Activation and loss functions

We’ll use a sigmoid for activation, as we need it in the final layer to output something in the 0–1 range interpretable as a probability. For loss, the negative log-likelihood does the job: it’s zero for a perfect fit, and very large when predictions and labels are mismatched.

def sigmoid(Z):
    return 1 / (1 + np.exp(-Z))

def compute_loss(AL, Y):
    m = Y.shape[1]
    return -1/m * np.sum((Y * np.log(AL) + (1-Y) * np.log(1-AL)))

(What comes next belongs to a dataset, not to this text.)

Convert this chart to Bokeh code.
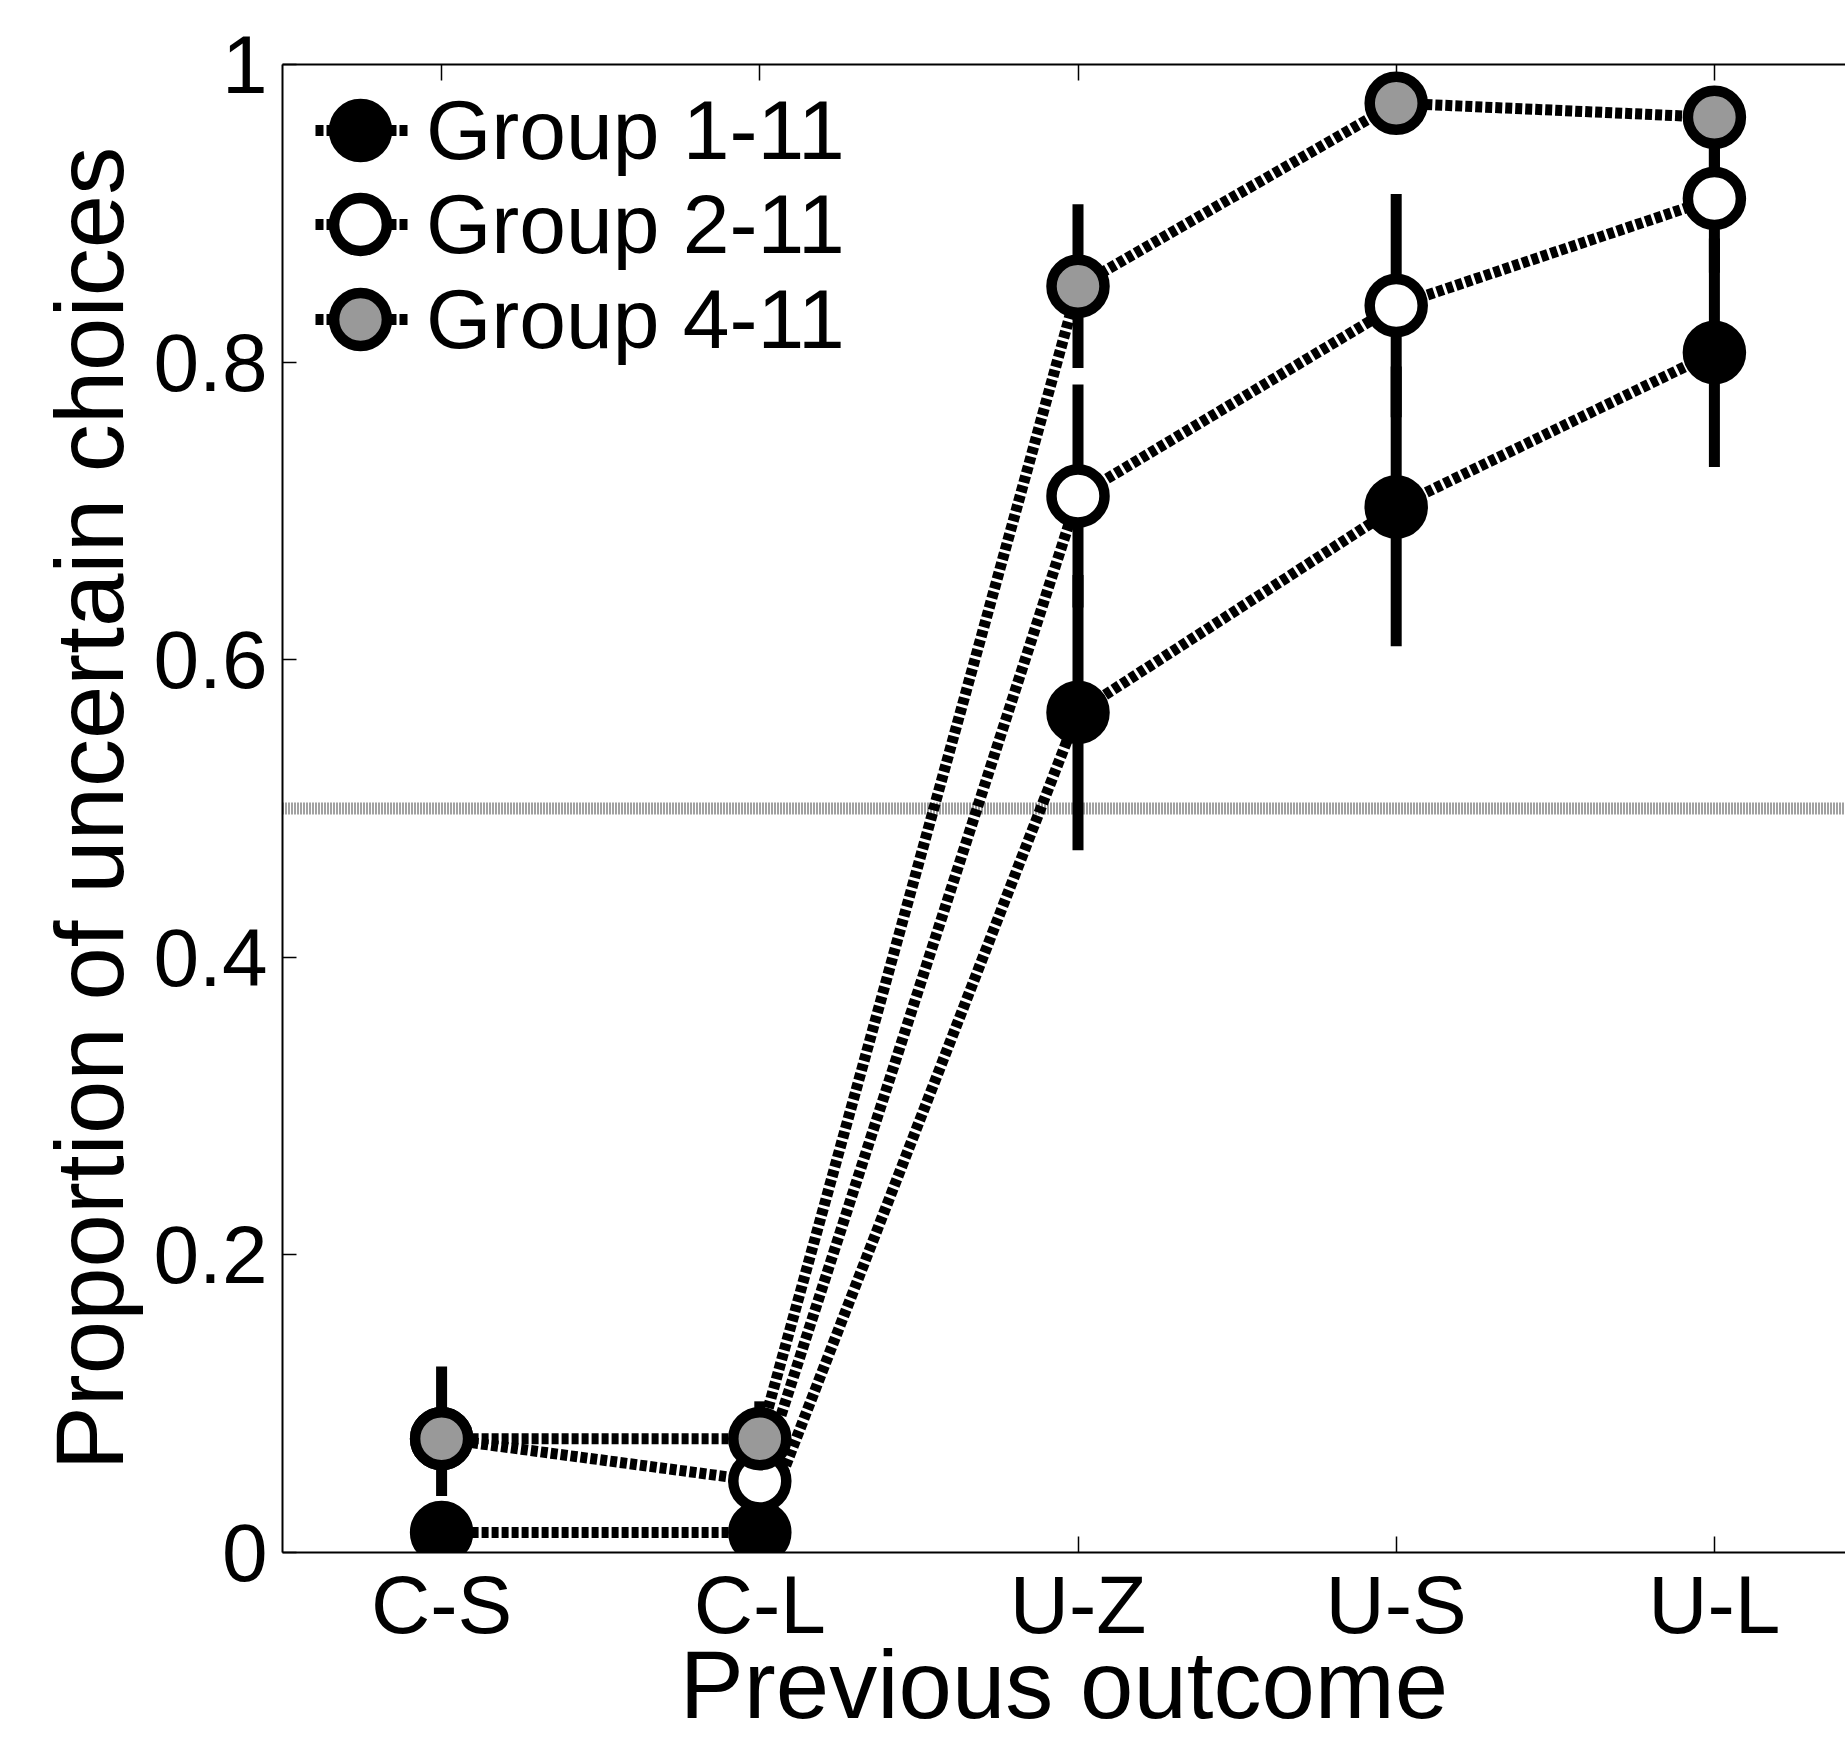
from bokeh.plotting import figure
from bokeh.models import (Range1d, LinearAxis, FixedTicker, NumeralTickFormatter,
                          Span, Legend, LegendItem, CustomLabelingPolicy)
from bokeh.embed import file_html
from bokeh.resources import INLINE

# ---------------- data ----------------
categories = ["C-S", "C-L", "U-Z", "U-S", "U-L"]
x_pos = [1, 2, 3, 4, 5]

group_labels = ["Group 1-11", "Group 2-11", "Group 4-11"]

g1_mean = [0.0135, 0.0135, 0.5646, 0.7026, 0.8065]
g1_low = [0.0135, 0.0135, 0.472, 0.609, 0.7295]
g1_high = [0.0135, 0.0135, 0.657, 0.797, 0.883]

g2_mean = [0.0765, 0.048, 0.710, 0.838, 0.910]
g2_low = [0.0765, 0.048, 0.635, 0.763, 0.860]
g2_high = [0.0765, 0.048, 0.785, 0.913, 0.960]

g4_mean = [0.0765, 0.0765, 0.851, 0.974, 0.9645]
g4_low = [0.038, 0.052, 0.796, 0.960, 0.930]
g4_high = [0.125, 0.1016, 0.906, 0.985, 0.980]

chance_level = 0.5
y_ticks = [0, 0.2, 0.4, 0.6, 0.8, 1.0]

means = [g1_mean, g2_mean, g4_mean]
lows = [g1_low, g2_low, g4_low]
highs = [g1_high, g2_high, g4_high]
fills = ["black", "white", "#999999"]

FONT = "Liberation Sans"

# ---------------- figure ----------------
p = figure(width=1845, height=1742, output_backend="svg", toolbar_location=None,
           x_range=Range1d(0.5, 5.412), y_range=Range1d(0, 1),
           min_border_left=282, min_border_right=0, min_border_top=64,
           min_border_bottom=190)
p.outline_line_color = None
p.xgrid.visible = False
p.ygrid.visible = False
p.background_fill_color = "white"
p.border_fill_color = "white"

bottom_axis = p.below[0]
left_axis = p.left[0]
top_axis = LinearAxis()
p.add_layout(top_axis, "above")

for ax in [bottom_axis, left_axis, top_axis]:
    ax.axis_line_color = "black"
    ax.axis_line_width = 2
    ax.major_tick_line_color = "black"
    ax.major_tick_line_width = 1.5
    ax.major_tick_out = 0
    ax.minor_tick_in = 0
    ax.minor_tick_out = 0
    ax.major_label_text_font = FONT
    ax.major_label_text_font_size = "82px"
    ax.major_label_text_color = "black"
    ax.axis_label_text_font = FONT
    ax.axis_label_text_font_size = "96px"
    ax.axis_label_text_font_style = "normal"
    ax.axis_label_text_color = "black"

for ax in [bottom_axis, top_axis]:
    ax.ticker = FixedTicker(ticks=x_pos, minor_ticks=[])
    ax.major_label_overrides = {x: c for x, c in zip(x_pos, categories)}
    ax.major_tick_in = 16

# top box edge: ticks only, no labels drawn
top_axis.major_label_text_font_size = "1px"
top_axis.major_label_standoff = 0
top_axis.major_label_policy = CustomLabelingPolicy(
    code="const ones = Array.from(indices); for (const i of ones) { indices.unset(i) } return indices")

bottom_axis.axis_label = "Previous outcome"
bottom_axis.major_label_standoff = 6
bottom_axis.axis_label_standoff = -22

left_axis.ticker = FixedTicker(ticks=y_ticks, minor_ticks=[])
left_axis.formatter = NumeralTickFormatter(format="0.[0]")
left_axis.major_tick_in = 14
left_axis.major_label_standoff = 15
left_axis.axis_label = "Proportion of uncertain choices"
left_axis.axis_label_standoff = 8

# chance line
p.add_layout(Span(location=chance_level, dimension="width", line_color="#444444",
                  line_width=12, line_dash="1 2", level="underlay"))

LW = 11
# error bars
for lo, hi in zip(lows, highs):
    p.segment(x0=x_pos, y0=lo, x1=x_pos, y1=hi, line_color="black", line_width=LW)
# connecting dotted lines
for m in means:
    p.line(x=x_pos, y=m, line_color="black", line_width=LW, line_dash="7 3")
# markers
marker_renderers = []
for m, fc in zip(means, fills):
    r = p.scatter(x=x_pos, y=m, size=53, marker="circle", fill_color=fc,
                  line_color="black", line_width=10.5)
    marker_renderers.append(r)

# legend: one single-entry legend per row (stub line + marker)
nan = float("nan")
legend_offsets_y = [1356, 1262, 1167]
for lab, r, vy in zip(group_labels, marker_renderers, legend_offsets_y):
    stub = p.line(x=[nan], y=[nan], line_color="black", line_width=LW,
                  line_dash="0 21 8 3 70 3 8 19")
    leg = Legend(items=[LegendItem(label=lab, renderers=[stub, r])],
                 location=(12, vy), glyph_width=132, glyph_height=132,
                 label_standoff=0, padding=0, margin=0,
                 border_line_color=None, background_fill_alpha=0,
                 label_text_font=FONT, label_text_font_size="84px",
                 label_text_color="black")
    p.add_layout(leg)

open("out.html", "w").write(file_html(p, INLINE))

We’ll also need the derivatives for backprop:

def sigmoid_backward(A):
    return A * (1 - A)

def loss_backward(Y, AL):
    return (AL - Y) / (AL * (1 - AL))

Forward pass

We iterate through the layers, multiplying the activations of the previous layer by the weights (written as a matrix product), and passing the resulting sum through the activation function. The values of \(A\) and \(Z\) are cached for use in backprop.

def forward_pass(X, params):
    n_layers = int(len(params.keys()) / 2)
    caches = {}
    caches["A0"] = X
    A = X
    for l in range(1, n_layers + 1):
        Z = params["W" + str(l)] @ A + params["b" + str(l)]
        A = sigmoid(Z)
        caches["Z" + str(l)] = Z
        caches["A" + str(l)] = A
    return A, caches

Backward pass

The backward pass uses the chain rule to propagate gradients ever deeper into the network, one layer at a time.

What we ultimately want is the derivative of the loss function \(L\) with respect to any given weight. Using the chain rule, the derivative of the loss with respect to the \(i\)-th weight of the last layer is:

\[\frac{\partial L}{\partial w_i^{[l]}} = \frac{\partial L}{\partial A^{[l]}} \cdot \frac{\partial A^{[l]}}{\partial Z^{[l]}} \cdot \frac{\partial Z^{[l]}}{\partial w_i^{[l]}}\]

The first two terms are the derivatives of the loss function and the activation function; the last term is simply the vector of activations from the previous layer — exactly why we cached them during the forward pass.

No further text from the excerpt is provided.